4) Введя выборное, чуждое этим народностям, начало, постановив известные границы туземному суду, мы создали, во-первых, подсудность туземцев во многих случаях (141, 142 и 211 ст. ст. Турк. Полож.) русскому суду, во-вторых для оставшихся дел вместо вышеописанных судов привели: у киргиз – к суду неуважаемых, подкупных невежд, у сартов – к суду духовенства, выдающего справки из шариата (фетвы и риваяты), также неуважаемых, подкупных, а иногда и невежественных судьей, у туркмен – к суду чисто административному, причем эти новые суды, по-видимому, сохранили только два целесообразных обычая: очистительную присягу в качестве судебного доказательства правоты и свидетельства по слуху. Затем обычай или перестал действовать (выборы судей, отмена телесных и членовредительных наказаний, новые процессуальные правила), или же, как в делах брачных, он совершенно не соответствует русским правовоззрениям. Обычай и шариат допускают в качестве доказательства свидетельства по слуху, иногда присяжные, и очистительную присягу, которая в нашем суде совсем вывелась из употребления. А народному суду и то и другое очень нужно: часто только на основании таких доказательств решаются дела, и это охраняет народ от воров и конокрадов. Наш суд, при малочисленности Администрации, сыскных сил и судей, ничего подчас не может сделать. Туземцы смеются, что для того чтобы быть осужденным русским судом за воровство, вор прежде кражи должен сам пригласить свидетелей и при них совершить кражу, иначе всегда преступление оказывается недоказанным. С присягой же можно отлично справиться и по подозрению, и по народной молве. Это обстоятельство для народа очень важно, и в этом случае обычай силен еще и до ныне.
5) Обычай, казалось бы, следует принимать во внимание лишь с большой осторожностью; если он и сохранился, то лишь изредка в смысле нормы права, а чаще – в смысле нормы быта, которая ничуть не мешает единству уголовного кодекса для разных племен, населяющих Россию, в виде Уложения о наказаниях и Устава.

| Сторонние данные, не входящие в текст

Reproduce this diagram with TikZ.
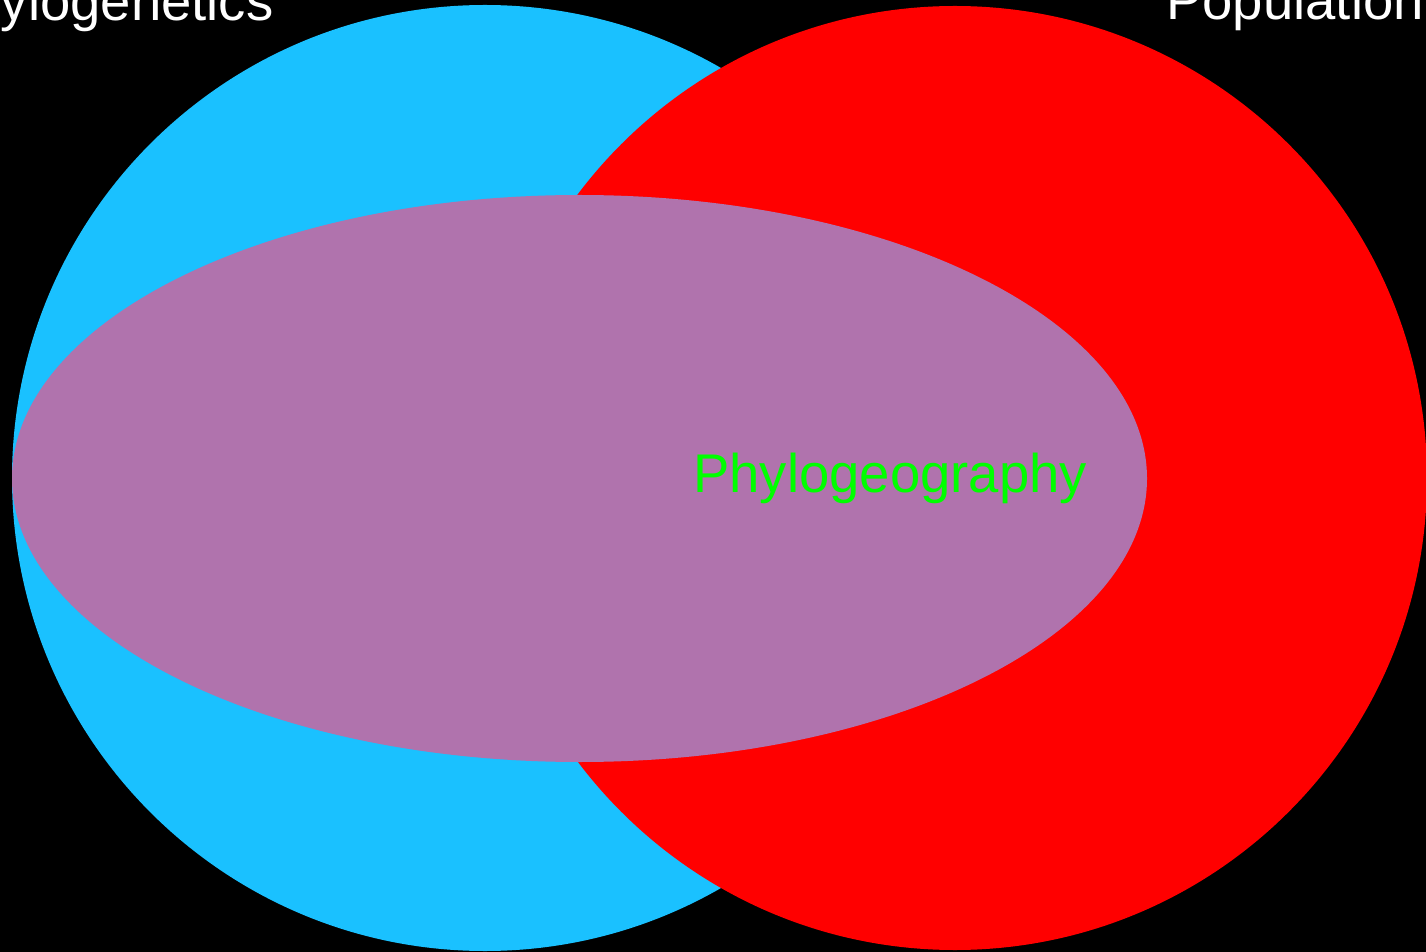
\documentclass[tikz,border=0pt]{standalone}
\usepackage{fontspec}
\setmainfont{Liberation Sans}
\usepackage{xcolor}
\usetikzlibrary{positioning}
\definecolor{PGc}{RGB}{26,193,255}
\definecolor{PopC}{RGB}{255,0,0}
\definecolor{GeoC}{RGB}{176,115,173}
\definecolor{GeoText}{RGB}{0,255,0}
\tikzset{
  setlabel/.style={anchor=base west,inner sep=0pt,font=\fontsize{31}{36}\selectfont},
  outlabel/.style={setlabel,text=white},
  inlabel/.style={setlabel,text=GeoText},
}

\begin{document}
\begin{tikzpicture}[x=0.02cm,y=-0.02cm]
  \useasboundingbox (0,0) rectangle (1426,952);
  \clip (0,0) rectangle (1426,952);
  \fill[black] (0,0) rectangle (1426,952);
  % the two fields and their overlap
  \fill[PGc] (485,478) circle[radius=473];
  \fill[PopC] (955,478) circle[radius=472];
  \fill[GeoC] (579.5,478.5) ellipse[x radius=567.5,y radius=283.5];
  \node[outlabel] (phylo) at (-66,21) {Phylogenetics};
  \node[outlabel] (popgen) at (1166,20) {Population};
  \node[inlabel] (geo) at (693,493) {Phylogeography};
\end{tikzpicture}
\end{document}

6) Мусульманское право – не право в научном смысле этого слова, как творение еврейского народа: Закон, Второзаконие и Левит суть книги Моисея, но не уголовный закон. Нормы права устанавливаются государством и существуют только с ним. Когда-то и православный Номоканон был уголовным кодексом; принесенный греческою церковью, он действовал в качестве государственного, наравне с Русской Правдой, а затем Судебниками Ивана III и Ивана IV до самого Соборного Уложения царя Алексея Михайловича 1649 г. для обширного круга лиц, подсудных церковному суду. Номоканон, в смысле уголовного кодекса, совершенно равнозначащ шариату, и, казалось бы, нет никаких оснований, при всех современных условиях жизни в Туркестанском крае, оставить магометанам шариат вместо Уложения и Устава. Однако же, устраняя шариат и подводя мусульман под действие общего нашего уголовного кодекса, необходимо пополнить наше Уложение и Устав некоторыми из тех преступлений которые у нас не вписаны и которые есть в шариате, иначе мы нарушим то хорошее, что осталось в быту мусульман, воспитанных веками на шариате. Так, например, пьянство. Сенат, по протесту Самаркандского Окружного Суда, решением установил, что Народные Суды не превышают власти, наказывая подведомственных им туземцев за противошариатные преступления, не предусмотренные законом, и потому за пьянство у них садят на 3 месяца в тюрьму.
7) Устраняя всякие соображения о панисламизме и фанатическом влиянии магометанского духовенства, наличность коих отрицать, однако, нельзя, следует сказать, что, имея весьма совершенное уголовное уложение и устав
О наказаниях, русским нет надобности ставить у кормила правосудия магометанское духовенство в качестве правотворящей силы (судебная практика всегда творит, а не только применяет закон) вместо своих юристов, которые несравненно выше по своему развитию, чем выдающие фетвы и риваяты муфтии, аглямы, их мирзы и выборные народные судьи.